> _Given instruction_
Everything from the first line of the data below through the line that contains "0.57, 0.59, 0.57, 0.42, 0.15, 0.15, 0.00]" should be written out exactly, please, and nothing more; the pictures stay out.

> _Items_
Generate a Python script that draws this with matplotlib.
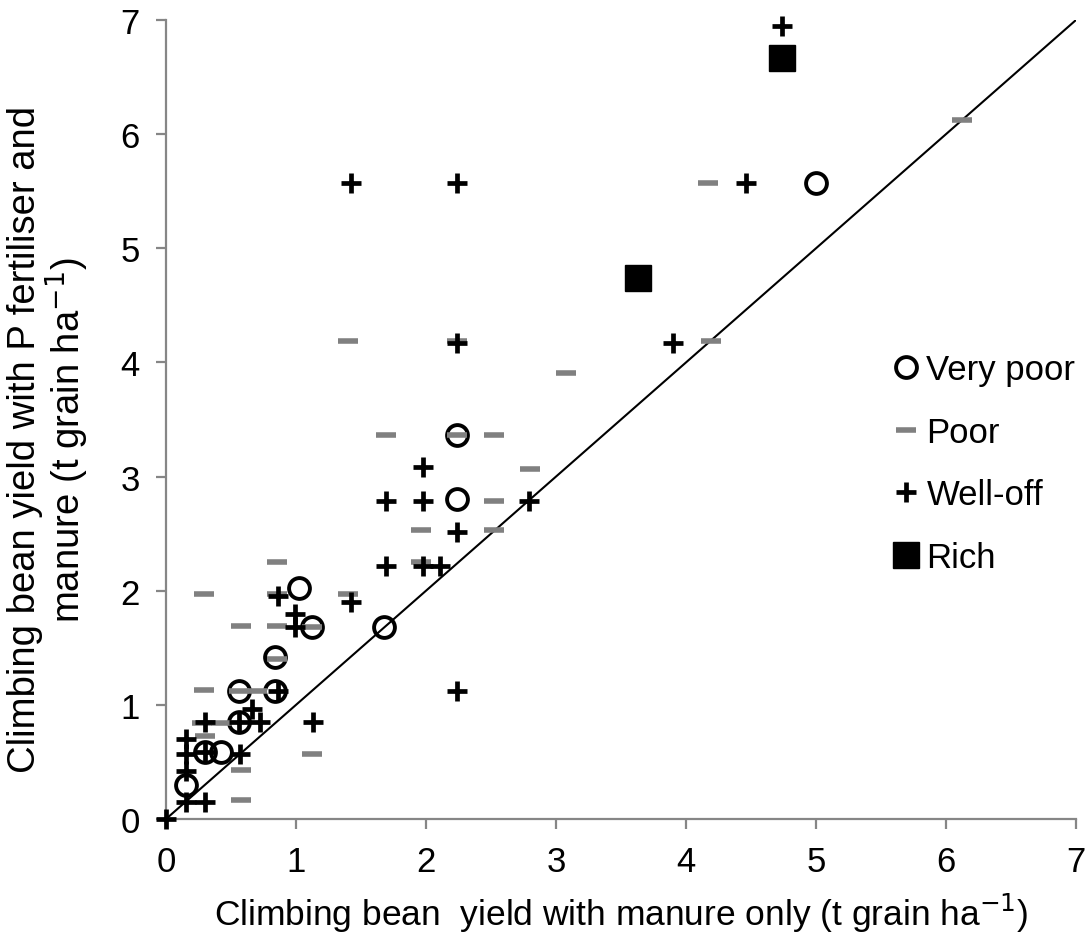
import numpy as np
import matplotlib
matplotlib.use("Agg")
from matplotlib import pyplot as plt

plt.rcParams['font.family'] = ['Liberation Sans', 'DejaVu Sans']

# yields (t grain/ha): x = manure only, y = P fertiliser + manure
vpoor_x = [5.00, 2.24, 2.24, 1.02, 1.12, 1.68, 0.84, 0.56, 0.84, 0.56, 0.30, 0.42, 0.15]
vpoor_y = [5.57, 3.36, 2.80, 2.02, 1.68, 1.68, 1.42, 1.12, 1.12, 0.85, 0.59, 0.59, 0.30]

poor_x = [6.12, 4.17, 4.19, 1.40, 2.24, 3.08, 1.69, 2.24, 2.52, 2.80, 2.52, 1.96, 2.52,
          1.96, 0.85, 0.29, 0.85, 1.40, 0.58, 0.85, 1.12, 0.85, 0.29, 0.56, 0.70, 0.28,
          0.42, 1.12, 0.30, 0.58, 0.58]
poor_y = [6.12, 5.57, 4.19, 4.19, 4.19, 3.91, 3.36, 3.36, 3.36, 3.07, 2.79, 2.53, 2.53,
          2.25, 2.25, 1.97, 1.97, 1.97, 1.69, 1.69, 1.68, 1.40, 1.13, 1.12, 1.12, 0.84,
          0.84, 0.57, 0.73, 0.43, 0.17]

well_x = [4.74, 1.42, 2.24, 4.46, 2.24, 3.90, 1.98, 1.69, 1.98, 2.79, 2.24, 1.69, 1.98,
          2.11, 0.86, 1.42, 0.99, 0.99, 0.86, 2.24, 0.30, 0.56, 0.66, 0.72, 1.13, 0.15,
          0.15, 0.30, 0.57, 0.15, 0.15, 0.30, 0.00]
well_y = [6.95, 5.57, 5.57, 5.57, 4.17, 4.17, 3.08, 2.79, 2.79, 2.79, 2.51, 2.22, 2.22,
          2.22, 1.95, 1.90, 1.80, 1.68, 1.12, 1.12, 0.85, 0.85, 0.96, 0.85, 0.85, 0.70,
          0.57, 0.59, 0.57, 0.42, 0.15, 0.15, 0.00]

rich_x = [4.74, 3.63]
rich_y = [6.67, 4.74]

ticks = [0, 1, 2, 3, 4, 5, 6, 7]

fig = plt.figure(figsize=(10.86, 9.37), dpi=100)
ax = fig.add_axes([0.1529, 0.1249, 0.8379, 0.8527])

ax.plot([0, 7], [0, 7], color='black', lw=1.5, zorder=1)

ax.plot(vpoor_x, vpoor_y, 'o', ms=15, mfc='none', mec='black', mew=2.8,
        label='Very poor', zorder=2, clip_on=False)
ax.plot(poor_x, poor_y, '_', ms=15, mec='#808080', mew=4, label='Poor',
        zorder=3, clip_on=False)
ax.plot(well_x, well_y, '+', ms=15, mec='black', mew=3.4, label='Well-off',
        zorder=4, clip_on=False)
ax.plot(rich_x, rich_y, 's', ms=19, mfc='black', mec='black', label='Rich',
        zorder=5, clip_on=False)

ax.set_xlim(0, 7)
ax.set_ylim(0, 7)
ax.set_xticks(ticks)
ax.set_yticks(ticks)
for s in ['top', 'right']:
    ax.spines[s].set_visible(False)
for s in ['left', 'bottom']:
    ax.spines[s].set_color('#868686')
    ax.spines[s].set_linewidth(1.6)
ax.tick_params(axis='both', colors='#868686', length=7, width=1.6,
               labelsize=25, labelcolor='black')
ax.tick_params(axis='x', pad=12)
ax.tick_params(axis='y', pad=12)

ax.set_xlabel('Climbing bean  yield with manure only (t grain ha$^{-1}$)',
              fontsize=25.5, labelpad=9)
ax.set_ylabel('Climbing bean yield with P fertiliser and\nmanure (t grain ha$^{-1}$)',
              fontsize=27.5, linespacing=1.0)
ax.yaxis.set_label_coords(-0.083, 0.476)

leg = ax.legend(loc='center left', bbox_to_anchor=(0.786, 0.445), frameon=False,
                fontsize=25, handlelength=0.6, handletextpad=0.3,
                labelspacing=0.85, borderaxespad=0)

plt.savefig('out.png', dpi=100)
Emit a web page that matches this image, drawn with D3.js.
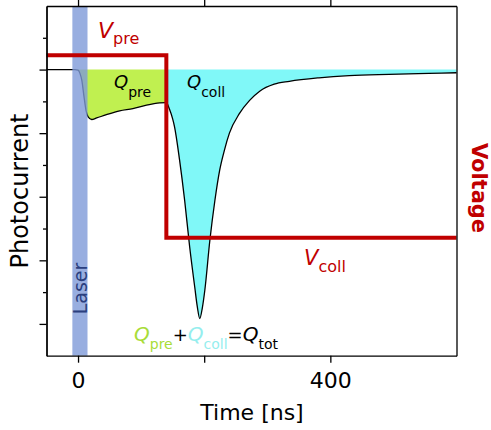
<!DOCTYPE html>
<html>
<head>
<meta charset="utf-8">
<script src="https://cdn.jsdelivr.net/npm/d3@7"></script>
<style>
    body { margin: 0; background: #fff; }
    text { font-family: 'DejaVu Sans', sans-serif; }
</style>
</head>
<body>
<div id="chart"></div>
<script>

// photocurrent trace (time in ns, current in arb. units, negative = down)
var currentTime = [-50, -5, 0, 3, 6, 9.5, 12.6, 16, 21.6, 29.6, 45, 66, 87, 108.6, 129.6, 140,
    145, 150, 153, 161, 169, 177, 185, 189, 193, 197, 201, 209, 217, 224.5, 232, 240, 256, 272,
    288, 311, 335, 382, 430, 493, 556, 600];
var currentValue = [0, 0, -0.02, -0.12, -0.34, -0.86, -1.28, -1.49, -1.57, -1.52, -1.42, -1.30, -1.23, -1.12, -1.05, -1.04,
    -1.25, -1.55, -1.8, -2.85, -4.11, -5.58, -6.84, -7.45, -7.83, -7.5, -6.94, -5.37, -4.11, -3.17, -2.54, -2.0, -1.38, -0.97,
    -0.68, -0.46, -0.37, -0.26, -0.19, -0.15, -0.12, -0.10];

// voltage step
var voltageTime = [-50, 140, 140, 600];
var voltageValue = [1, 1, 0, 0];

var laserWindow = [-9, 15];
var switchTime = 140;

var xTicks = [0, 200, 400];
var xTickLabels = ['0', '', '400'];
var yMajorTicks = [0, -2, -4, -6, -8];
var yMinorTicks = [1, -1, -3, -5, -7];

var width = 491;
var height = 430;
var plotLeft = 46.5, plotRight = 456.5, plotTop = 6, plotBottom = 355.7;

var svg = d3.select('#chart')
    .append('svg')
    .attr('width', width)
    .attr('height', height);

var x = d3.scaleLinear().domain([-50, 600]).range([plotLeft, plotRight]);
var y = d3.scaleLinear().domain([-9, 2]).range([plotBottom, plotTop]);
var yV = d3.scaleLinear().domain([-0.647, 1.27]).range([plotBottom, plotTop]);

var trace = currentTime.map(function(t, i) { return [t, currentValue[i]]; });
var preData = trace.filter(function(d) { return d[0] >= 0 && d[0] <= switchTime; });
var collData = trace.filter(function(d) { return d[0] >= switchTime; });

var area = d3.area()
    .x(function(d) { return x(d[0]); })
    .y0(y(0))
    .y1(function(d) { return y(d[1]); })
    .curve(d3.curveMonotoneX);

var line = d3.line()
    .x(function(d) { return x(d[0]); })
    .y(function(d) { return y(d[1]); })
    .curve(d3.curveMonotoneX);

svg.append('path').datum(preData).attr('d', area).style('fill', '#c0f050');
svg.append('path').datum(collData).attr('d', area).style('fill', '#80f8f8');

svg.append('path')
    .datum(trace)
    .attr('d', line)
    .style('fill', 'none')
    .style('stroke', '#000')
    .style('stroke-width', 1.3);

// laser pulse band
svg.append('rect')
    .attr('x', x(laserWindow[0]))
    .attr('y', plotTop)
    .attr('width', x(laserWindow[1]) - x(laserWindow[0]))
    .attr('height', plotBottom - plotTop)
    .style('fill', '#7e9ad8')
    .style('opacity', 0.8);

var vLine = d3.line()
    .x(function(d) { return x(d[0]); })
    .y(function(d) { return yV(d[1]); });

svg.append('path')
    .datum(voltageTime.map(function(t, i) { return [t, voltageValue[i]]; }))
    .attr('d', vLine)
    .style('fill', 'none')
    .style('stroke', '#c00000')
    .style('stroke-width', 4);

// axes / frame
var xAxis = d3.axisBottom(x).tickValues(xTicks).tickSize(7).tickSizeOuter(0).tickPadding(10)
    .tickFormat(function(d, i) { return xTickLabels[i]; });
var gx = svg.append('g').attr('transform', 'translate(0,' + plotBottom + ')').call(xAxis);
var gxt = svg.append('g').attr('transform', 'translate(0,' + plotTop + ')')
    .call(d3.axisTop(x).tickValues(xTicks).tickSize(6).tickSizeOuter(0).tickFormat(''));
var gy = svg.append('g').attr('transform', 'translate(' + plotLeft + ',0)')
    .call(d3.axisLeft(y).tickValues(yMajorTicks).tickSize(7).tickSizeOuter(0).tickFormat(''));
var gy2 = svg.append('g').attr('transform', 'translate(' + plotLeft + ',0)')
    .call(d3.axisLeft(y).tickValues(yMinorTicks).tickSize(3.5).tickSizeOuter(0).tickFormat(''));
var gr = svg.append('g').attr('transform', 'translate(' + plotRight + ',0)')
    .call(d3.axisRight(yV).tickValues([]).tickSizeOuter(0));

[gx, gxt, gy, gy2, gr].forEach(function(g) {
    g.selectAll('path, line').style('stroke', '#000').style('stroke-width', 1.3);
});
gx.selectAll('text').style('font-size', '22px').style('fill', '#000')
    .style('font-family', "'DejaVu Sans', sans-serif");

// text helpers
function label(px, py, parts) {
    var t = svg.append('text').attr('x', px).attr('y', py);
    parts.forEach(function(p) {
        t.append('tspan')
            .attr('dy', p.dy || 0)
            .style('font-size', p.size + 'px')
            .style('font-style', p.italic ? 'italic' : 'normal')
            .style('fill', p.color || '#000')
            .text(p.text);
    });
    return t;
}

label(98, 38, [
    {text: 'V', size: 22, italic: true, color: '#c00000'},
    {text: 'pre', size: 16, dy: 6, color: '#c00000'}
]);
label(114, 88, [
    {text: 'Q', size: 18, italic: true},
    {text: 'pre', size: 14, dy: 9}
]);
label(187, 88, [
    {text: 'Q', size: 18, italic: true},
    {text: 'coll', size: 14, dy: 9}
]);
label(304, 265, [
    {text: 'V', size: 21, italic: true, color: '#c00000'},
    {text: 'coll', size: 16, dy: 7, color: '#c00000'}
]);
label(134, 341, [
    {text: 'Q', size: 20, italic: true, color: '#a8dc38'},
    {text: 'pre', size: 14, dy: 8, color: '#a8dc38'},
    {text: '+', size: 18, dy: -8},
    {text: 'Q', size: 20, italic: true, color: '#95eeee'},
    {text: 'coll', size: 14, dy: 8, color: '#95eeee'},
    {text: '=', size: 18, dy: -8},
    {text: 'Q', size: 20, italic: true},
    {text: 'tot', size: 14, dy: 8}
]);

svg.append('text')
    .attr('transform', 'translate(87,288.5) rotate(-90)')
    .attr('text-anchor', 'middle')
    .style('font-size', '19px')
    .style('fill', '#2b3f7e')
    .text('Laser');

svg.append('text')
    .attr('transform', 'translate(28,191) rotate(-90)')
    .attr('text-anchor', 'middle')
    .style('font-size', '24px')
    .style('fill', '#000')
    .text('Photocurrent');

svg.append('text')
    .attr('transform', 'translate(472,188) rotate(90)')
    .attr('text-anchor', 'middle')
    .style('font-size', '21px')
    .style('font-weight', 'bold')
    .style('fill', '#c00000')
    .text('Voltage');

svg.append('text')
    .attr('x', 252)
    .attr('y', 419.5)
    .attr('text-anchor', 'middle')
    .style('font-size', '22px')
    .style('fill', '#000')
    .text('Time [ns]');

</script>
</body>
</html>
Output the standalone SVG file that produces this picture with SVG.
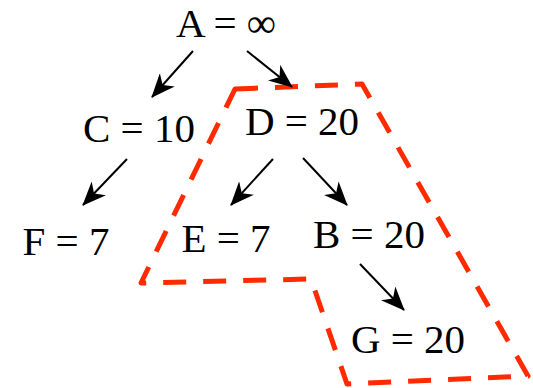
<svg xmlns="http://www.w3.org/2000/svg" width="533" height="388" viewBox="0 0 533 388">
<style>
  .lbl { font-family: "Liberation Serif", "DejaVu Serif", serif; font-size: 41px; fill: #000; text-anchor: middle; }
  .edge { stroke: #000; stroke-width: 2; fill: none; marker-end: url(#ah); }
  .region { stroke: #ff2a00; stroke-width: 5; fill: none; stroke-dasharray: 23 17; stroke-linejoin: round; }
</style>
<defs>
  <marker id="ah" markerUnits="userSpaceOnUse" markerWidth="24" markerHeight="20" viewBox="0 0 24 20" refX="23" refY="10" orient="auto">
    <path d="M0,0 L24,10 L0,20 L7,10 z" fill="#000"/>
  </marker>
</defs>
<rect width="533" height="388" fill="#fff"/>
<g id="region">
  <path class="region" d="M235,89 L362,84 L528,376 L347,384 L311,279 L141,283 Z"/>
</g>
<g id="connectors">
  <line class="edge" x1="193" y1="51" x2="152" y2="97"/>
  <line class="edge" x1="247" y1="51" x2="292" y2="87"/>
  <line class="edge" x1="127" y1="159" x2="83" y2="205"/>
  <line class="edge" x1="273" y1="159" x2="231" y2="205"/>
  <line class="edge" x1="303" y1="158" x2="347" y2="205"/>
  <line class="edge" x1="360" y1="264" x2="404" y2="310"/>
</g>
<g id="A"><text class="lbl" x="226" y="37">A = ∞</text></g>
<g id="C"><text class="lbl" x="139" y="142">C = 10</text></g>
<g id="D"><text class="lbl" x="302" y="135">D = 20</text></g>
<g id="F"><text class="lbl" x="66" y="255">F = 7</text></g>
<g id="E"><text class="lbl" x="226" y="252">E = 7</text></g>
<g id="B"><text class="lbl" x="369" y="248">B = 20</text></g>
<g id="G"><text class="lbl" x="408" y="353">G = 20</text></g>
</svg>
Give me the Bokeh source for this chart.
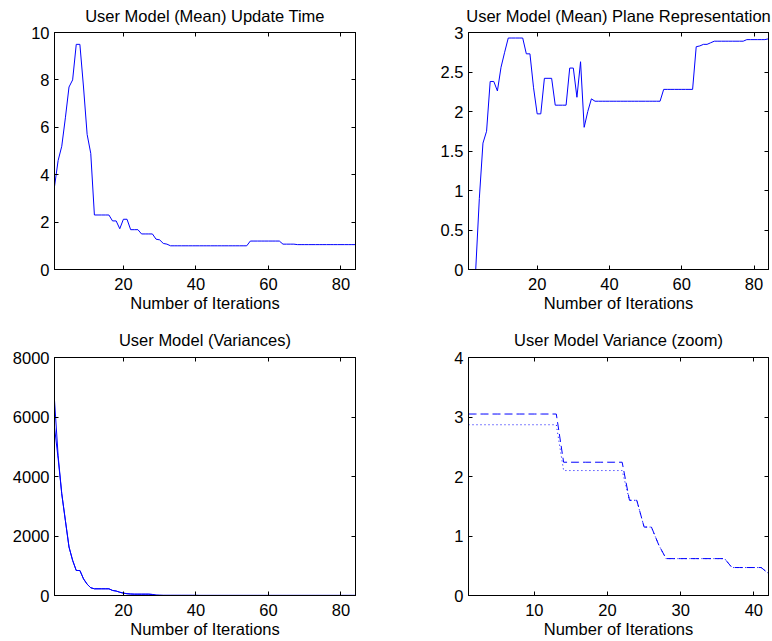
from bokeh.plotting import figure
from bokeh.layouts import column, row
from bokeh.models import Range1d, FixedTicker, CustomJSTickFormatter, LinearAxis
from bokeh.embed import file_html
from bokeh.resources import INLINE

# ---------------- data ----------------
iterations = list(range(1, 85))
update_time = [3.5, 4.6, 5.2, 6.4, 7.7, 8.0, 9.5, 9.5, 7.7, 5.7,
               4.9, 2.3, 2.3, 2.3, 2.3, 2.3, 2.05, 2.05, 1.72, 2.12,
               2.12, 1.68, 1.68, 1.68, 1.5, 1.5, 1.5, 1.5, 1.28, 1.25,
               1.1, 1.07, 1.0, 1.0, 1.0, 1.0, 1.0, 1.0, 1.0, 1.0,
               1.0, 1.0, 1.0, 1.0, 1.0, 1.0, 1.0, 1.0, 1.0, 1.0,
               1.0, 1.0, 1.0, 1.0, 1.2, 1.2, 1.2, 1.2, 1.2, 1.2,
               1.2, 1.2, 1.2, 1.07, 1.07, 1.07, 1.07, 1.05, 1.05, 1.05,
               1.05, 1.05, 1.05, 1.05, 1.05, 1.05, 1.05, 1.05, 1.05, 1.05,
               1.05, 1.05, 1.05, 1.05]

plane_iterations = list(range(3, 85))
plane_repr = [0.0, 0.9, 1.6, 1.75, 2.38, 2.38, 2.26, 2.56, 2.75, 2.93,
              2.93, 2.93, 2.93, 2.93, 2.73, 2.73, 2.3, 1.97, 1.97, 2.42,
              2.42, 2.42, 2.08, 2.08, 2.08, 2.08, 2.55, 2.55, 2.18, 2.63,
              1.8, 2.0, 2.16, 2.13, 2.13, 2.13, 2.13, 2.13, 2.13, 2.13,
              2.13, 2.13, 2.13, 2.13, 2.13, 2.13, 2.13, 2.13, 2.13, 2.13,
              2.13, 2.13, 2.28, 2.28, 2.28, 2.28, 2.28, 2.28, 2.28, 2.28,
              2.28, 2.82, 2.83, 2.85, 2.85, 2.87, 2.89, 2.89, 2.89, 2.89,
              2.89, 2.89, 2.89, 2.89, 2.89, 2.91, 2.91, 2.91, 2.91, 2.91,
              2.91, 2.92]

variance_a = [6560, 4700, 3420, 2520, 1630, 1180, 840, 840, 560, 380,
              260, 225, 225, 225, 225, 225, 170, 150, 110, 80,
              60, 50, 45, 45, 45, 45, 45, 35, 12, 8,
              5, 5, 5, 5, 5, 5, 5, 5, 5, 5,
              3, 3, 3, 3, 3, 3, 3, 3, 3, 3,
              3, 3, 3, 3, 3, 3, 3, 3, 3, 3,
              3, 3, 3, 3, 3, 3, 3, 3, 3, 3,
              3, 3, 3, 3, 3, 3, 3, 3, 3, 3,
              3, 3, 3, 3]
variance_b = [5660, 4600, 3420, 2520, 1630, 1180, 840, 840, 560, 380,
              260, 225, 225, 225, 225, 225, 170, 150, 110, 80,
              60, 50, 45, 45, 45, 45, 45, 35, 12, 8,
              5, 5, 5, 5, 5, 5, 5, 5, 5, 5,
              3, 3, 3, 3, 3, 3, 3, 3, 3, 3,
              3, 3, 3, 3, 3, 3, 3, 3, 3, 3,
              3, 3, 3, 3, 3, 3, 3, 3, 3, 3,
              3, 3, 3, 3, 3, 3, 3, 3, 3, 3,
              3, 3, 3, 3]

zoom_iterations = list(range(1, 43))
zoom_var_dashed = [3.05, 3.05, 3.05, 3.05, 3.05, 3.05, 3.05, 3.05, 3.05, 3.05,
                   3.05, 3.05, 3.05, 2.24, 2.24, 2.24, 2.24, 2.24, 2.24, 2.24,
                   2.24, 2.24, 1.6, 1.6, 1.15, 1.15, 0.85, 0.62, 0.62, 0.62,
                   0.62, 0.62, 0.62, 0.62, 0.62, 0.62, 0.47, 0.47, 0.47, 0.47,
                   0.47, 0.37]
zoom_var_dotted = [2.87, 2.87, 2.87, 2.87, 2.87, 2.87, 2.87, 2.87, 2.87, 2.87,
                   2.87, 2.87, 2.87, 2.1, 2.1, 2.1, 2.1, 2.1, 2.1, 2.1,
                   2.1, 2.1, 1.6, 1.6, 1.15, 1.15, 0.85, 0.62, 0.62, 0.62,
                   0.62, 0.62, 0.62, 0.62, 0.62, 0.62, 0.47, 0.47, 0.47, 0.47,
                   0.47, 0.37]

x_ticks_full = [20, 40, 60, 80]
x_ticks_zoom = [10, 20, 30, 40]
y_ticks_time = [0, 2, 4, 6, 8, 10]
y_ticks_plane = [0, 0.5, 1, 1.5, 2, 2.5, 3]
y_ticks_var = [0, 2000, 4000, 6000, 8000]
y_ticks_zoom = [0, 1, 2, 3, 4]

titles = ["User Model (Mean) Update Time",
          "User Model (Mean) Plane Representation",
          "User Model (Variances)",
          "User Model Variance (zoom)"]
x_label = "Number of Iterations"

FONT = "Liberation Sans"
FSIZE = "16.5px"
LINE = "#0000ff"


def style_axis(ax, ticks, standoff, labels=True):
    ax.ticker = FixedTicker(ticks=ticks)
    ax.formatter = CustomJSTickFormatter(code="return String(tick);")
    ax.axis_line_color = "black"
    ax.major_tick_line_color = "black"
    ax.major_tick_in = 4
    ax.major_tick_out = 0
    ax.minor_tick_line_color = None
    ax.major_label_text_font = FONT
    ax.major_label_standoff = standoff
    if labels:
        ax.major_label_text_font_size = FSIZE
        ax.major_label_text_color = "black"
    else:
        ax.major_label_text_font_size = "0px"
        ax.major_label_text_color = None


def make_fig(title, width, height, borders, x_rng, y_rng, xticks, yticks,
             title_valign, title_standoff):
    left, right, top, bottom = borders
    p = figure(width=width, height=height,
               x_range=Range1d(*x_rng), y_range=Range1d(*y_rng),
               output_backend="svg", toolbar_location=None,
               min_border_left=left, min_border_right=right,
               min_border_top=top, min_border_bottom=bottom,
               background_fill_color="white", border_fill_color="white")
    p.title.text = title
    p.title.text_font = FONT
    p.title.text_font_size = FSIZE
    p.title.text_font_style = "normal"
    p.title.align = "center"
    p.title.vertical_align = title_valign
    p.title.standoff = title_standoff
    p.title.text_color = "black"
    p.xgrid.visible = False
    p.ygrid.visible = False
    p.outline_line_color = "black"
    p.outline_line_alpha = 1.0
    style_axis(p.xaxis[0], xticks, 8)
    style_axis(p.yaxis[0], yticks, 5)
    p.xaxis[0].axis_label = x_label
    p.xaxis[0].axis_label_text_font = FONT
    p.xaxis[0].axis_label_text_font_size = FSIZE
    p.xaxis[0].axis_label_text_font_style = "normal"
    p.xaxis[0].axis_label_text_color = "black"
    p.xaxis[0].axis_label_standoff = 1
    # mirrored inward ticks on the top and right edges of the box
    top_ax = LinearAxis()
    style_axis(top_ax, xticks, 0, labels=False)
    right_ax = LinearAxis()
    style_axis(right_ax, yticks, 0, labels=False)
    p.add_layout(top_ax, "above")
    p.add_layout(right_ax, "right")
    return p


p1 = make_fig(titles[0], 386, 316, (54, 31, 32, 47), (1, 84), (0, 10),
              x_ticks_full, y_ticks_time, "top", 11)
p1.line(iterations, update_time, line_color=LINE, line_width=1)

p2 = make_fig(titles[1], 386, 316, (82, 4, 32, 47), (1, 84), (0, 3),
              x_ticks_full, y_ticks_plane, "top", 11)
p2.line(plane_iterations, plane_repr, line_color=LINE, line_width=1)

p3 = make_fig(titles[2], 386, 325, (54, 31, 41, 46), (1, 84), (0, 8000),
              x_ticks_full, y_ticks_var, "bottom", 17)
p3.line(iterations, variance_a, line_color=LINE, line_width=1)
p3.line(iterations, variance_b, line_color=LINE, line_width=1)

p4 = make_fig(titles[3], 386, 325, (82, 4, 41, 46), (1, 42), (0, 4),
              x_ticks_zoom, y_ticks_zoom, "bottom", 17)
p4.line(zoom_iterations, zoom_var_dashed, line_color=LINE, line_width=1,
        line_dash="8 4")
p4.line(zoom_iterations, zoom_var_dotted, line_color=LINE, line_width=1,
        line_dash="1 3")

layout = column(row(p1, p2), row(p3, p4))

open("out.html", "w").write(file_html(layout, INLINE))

> _Worked answer_
Generate a Python script that draws this with matplotlib.
import numpy as np
import matplotlib
matplotlib.use("Agg")
from matplotlib import pyplot as plt

plt.rcParams['font.family'] = ['Liberation Sans', 'DejaVu Sans']

# yields (t grain/ha): x = manure only, y = P fertiliser + manure
vpoor_x = [5.00, 2.24, 2.24, 1.02, 1.12, 1.68, 0.84, 0.56, 0.84, 0.56, 0.30, 0.42, 0.15]
vpoor_y = [5.57, 3.36, 2.80, 2.02, 1.68, 1.68, 1.42, 1.12, 1.12, 0.85, 0.59, 0.59, 0.30]

poor_x = [6.12, 4.17, 4.19, 1.40, 2.24, 3.08, 1.69, 2.24, 2.52, 2.80, 2.52, 1.96, 2.52,
          1.96, 0.85, 0.29, 0.85, 1.40, 0.58, 0.85, 1.12, 0.85, 0.29, 0.56, 0.70, 0.28,
          0.42, 1.12, 0.30, 0.58, 0.58]
poor_y = [6.12, 5.57, 4.19, 4.19, 4.19, 3.91, 3.36, 3.36, 3.36, 3.07, 2.79, 2.53, 2.53,
          2.25, 2.25, 1.97, 1.97, 1.97, 1.69, 1.69, 1.68, 1.40, 1.13, 1.12, 1.12, 0.84,
          0.84, 0.57, 0.73, 0.43, 0.17]

well_x = [4.74, 1.42, 2.24, 4.46, 2.24, 3.90, 1.98, 1.69, 1.98, 2.79, 2.24, 1.69, 1.98,
          2.11, 0.86, 1.42, 0.99, 0.99, 0.86, 2.24, 0.30, 0.56, 0.66, 0.72, 1.13, 0.15,
          0.15, 0.30, 0.57, 0.15, 0.15, 0.30, 0.00]
well_y = [6.95, 5.57, 5.57, 5.57, 4.17, 4.17, 3.08, 2.79, 2.79, 2.79, 2.51, 2.22, 2.22,
          2.22, 1.95, 1.90, 1.80, 1.68, 1.12, 1.12, 0.85, 0.85, 0.96, 0.85, 0.85, 0.70,
          0.57, 0.59, 0.57, 0.42, 0.15, 0.15, 0.00]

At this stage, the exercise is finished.